Reference: A. Senior, H. Sak, F. de Chaumont Quitry, T. Sainath and K. Rao, "Acoustic modelling with CD-CTC-SMBR LSTM RNNS," 2015 IEEE Workshop on Automatic Speech Recognition and Understanding (ASRU), Scottsdale, AZ, 2015, pp. 604-609.
- In analyzing phoneme categories I notice that the authors use the full 61 label TIMIT phoneme set (60 after excluding h#). However, it is common practice for TIMIT to also report phoneme recognition results after mapping the 61 label set down to 48 following (Lee and Hon, 89). In particular, this maps certain allophones into the same category, e.g., many closures are mapped to the same class. It would be interesting to confirm that the same trends as identified by the authors continue to hold in the reduced set.
Reference: Lee, K-F., and H-W. Hon. "Speaker-independent phone recognition using hidden Markov models." IEEE Transactions on Acoustics, Speech, and Signal Processing 37.11 (1989): 1641-1648.
- There have been many previous works on analyzing neural network representations in the context of ASR apart from the references cited by the authors.

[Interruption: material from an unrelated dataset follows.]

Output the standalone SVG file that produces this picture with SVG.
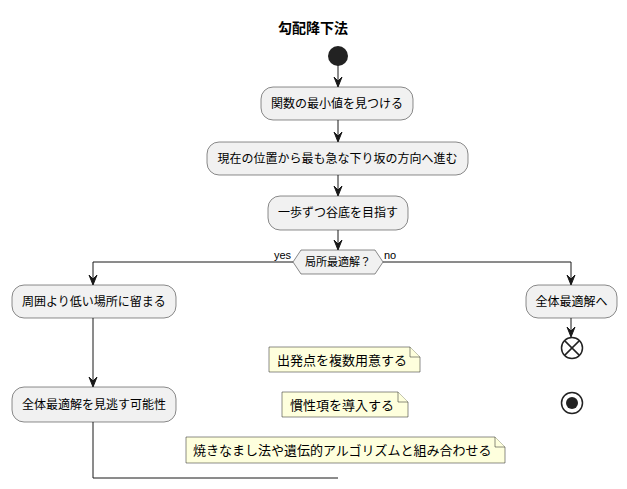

I would suggest that the authors incorporate some of the references listed below in addition to the ones that they have already listed:
* Nagamine, Tasha, Michael L. Seltzer, and Nima Mesgarani. "On the Role of Nonlinear Transformations in Deep Neural Network Acoustic Models." INTERSPEECH. 2016.
* Nagamine, Tasha, Michael L. Seltzer, and Nima Mesgarani. "Exploring how deep neural networks form phonemic categories." Sixteenth Annual Conference of the International Speech Communication Association. 2015.

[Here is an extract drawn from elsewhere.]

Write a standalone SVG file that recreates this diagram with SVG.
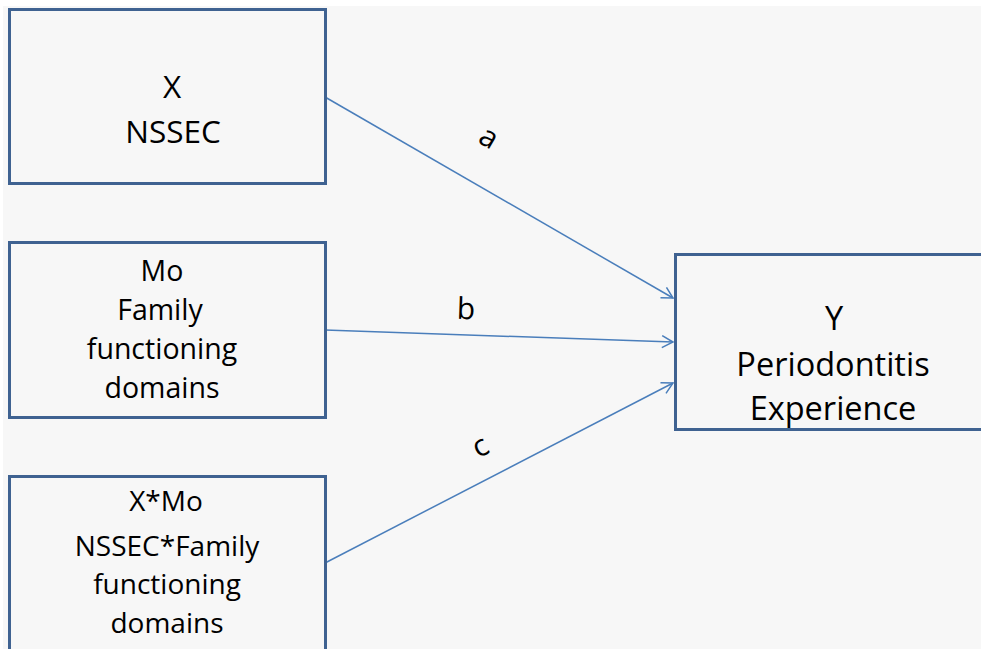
<svg xmlns="http://www.w3.org/2000/svg" width="981" height="649" viewBox="0 0 981 649">
<defs>
<style>
.box{fill:#f7f7f7;stroke:#3f6291;stroke-width:3}
.t{font-family:"Open Sans","Liberation Sans",sans-serif;font-size:30px;fill:#000;text-anchor:middle}
.s1{font-size:31.5px}
.s2{font-size:28.5px}
.s3{font-size:28px}
.s4{font-size:32.5px}
.c{stroke:#4a7ebb;stroke-width:1.5;fill:none;marker-end:url(#ah)}
</style>
<marker id="ah" markerWidth="14" markerHeight="14" refX="12" refY="7" orient="auto" markerUnits="userSpaceOnUse">
<path d="M1,1 L12,7 L1,13" fill="none" stroke="#4a7ebb" stroke-width="1.5"/>
</marker>
</defs>
<rect x="0" y="0" width="981" height="649" fill="#ffffff"/>
<rect x="3" y="6" width="978" height="643" fill="#f7f7f7"/>
<g id="connectors">
<line class="c" x1="325" y1="97" x2="673" y2="298"/>
<line class="c" x1="325" y1="330" x2="673" y2="342"/>
<line class="c" x1="325" y1="563" x2="673" y2="383"/>
<text class="t" x="488" y="147" transform="rotate(30 488 139)">a</text>
<text class="t" x="466" y="319" transform="rotate(2 466 310)">b</text>
<text class="t" x="481" y="456" transform="rotate(-27 481 448)">c</text>
</g>
<g id="nodeX">
<rect class="box" x="9.5" y="9.5" width="316" height="174"/>
<text class="t s1" x="172" y="98">X</text>
<text class="t s1" x="173" y="143">NSSEC</text>
</g>
<g id="nodeMo">
<rect class="box" x="9.5" y="242.5" width="316" height="175"/>
<text class="t s2" x="162" y="281">Mo</text>
<text class="t s2" x="160" y="320">Family</text>
<text class="t s2" x="162" y="359">functioning</text>
<text class="t s2" x="162" y="398">domains</text>
</g>
<g id="nodeXMo">
<rect class="box" x="9.5" y="476.5" width="316" height="180"/>
<text class="t s3" x="166" y="511">X*Mo</text>
<text class="t s3" x="167" y="556">NSSEC*Family</text>
<text class="t s3" x="167" y="594">functioning</text>
<text class="t s3" x="167" y="633">domains</text>
</g>
<g id="nodeY">
<rect class="box" x="675.5" y="254.5" width="320" height="175"/>
<text class="t s4" x="834" y="330">Y</text>
<text class="t s4" x="833" y="376">Periodontitis</text>
<text class="t s4" x="833" y="420">Experience</text>
</g>
</svg>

* Yu, Dong, et al. "Feature learning in deep neural networks-studies on speech recognition tasks." arXiv preprint arXiv:1301.3605 (2013).

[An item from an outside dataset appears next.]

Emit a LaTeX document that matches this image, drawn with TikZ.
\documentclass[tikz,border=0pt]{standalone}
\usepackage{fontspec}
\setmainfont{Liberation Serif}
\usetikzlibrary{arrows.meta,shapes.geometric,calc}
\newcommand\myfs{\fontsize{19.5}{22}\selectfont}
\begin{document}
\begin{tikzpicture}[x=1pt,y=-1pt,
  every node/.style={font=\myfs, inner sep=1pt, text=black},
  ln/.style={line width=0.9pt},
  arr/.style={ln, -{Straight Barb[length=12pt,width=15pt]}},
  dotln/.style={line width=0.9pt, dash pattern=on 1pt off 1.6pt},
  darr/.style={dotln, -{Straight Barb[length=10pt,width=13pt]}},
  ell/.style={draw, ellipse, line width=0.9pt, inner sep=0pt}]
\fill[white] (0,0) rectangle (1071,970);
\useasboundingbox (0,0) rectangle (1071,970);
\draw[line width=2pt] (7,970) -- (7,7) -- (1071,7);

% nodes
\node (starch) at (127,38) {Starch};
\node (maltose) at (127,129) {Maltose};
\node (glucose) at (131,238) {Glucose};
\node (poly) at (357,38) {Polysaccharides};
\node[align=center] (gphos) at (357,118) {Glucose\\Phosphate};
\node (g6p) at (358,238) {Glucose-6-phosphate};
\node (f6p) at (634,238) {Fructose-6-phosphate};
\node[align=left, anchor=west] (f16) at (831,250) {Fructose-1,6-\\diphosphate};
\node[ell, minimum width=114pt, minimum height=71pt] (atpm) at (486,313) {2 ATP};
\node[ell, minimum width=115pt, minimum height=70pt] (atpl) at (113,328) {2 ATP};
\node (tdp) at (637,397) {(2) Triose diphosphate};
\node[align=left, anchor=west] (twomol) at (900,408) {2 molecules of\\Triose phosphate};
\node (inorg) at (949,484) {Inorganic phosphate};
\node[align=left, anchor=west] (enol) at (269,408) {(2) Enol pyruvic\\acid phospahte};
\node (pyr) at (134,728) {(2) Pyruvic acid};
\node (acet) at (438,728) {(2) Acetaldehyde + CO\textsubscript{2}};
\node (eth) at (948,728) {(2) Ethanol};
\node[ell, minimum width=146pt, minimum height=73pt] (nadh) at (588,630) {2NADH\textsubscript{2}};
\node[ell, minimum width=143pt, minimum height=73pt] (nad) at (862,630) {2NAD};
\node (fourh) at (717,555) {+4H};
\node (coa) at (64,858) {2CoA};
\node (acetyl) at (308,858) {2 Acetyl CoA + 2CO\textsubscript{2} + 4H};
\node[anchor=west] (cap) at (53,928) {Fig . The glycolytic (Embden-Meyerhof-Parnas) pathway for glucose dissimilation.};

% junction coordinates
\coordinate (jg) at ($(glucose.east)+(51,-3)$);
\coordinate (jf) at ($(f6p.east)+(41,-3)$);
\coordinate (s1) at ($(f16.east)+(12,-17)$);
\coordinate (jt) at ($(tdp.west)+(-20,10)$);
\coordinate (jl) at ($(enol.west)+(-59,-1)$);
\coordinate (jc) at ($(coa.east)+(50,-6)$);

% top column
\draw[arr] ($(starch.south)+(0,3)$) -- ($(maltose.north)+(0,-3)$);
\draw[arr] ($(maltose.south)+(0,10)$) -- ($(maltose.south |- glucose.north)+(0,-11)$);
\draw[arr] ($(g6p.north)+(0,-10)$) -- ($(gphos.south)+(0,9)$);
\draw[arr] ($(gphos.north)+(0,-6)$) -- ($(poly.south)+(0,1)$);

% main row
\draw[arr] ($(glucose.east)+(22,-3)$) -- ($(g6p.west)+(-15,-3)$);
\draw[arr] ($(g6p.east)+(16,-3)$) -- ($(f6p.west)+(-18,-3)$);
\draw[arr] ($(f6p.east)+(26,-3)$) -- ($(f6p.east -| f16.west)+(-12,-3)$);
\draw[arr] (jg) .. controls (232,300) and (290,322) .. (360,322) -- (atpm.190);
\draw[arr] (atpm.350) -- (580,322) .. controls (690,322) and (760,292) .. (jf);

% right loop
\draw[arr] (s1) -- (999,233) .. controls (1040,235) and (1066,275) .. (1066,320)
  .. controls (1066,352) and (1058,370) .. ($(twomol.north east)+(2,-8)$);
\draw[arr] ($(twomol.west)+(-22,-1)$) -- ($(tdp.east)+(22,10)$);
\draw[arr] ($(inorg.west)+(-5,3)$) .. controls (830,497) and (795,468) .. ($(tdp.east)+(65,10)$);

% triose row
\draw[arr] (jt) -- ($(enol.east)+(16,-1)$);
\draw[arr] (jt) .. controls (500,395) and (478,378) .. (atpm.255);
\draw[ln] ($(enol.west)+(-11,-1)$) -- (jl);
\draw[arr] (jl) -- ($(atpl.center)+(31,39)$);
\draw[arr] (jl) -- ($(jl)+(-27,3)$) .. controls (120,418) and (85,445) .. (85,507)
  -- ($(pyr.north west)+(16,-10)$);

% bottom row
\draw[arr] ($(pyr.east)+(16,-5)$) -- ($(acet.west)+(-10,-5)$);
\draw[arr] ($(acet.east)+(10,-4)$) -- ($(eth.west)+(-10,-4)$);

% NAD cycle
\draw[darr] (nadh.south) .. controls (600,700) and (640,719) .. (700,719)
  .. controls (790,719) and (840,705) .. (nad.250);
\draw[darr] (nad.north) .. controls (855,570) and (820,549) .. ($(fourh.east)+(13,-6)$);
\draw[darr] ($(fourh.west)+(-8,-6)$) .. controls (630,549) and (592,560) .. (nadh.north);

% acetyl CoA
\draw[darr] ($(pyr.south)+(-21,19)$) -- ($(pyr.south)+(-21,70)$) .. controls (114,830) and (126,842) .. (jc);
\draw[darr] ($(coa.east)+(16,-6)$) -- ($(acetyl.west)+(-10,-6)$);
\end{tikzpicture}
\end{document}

- In the context of grapheme-based CTC for ASR, I think the authors should cite the following early work:
* F. Eyben, M. Wöllmer, B. Schuller and A. Graves, "From speech to letters - using a novel neural network architecture for grapheme based ASR," 2009 IEEE Workshop on Automatic Speech Recognition & Understanding, Merano, 2009, pp. 376-380.
- Line 250: "... and micro-averaging F1 inside each coarse sound class." What is meant by "micro-averaging" in this context?
- Minor comments and typographical errors:
* Line 135: "We train the classifier with Adam  with default parameters ...". Please specify what you mean by default parameters.
* In Figure 1 and Figure 2: The authors use "steps" when describing strides in the convolution. I'd recommend changing this to "strides" for consistency with the text.
* In Figure 1. d: The scale on the Y-axis is different from the other figures which makes the two figures in (c.) and (d.) not directly comparable. Could the authors please use the same Y-axis scale for all figures in Figure 1.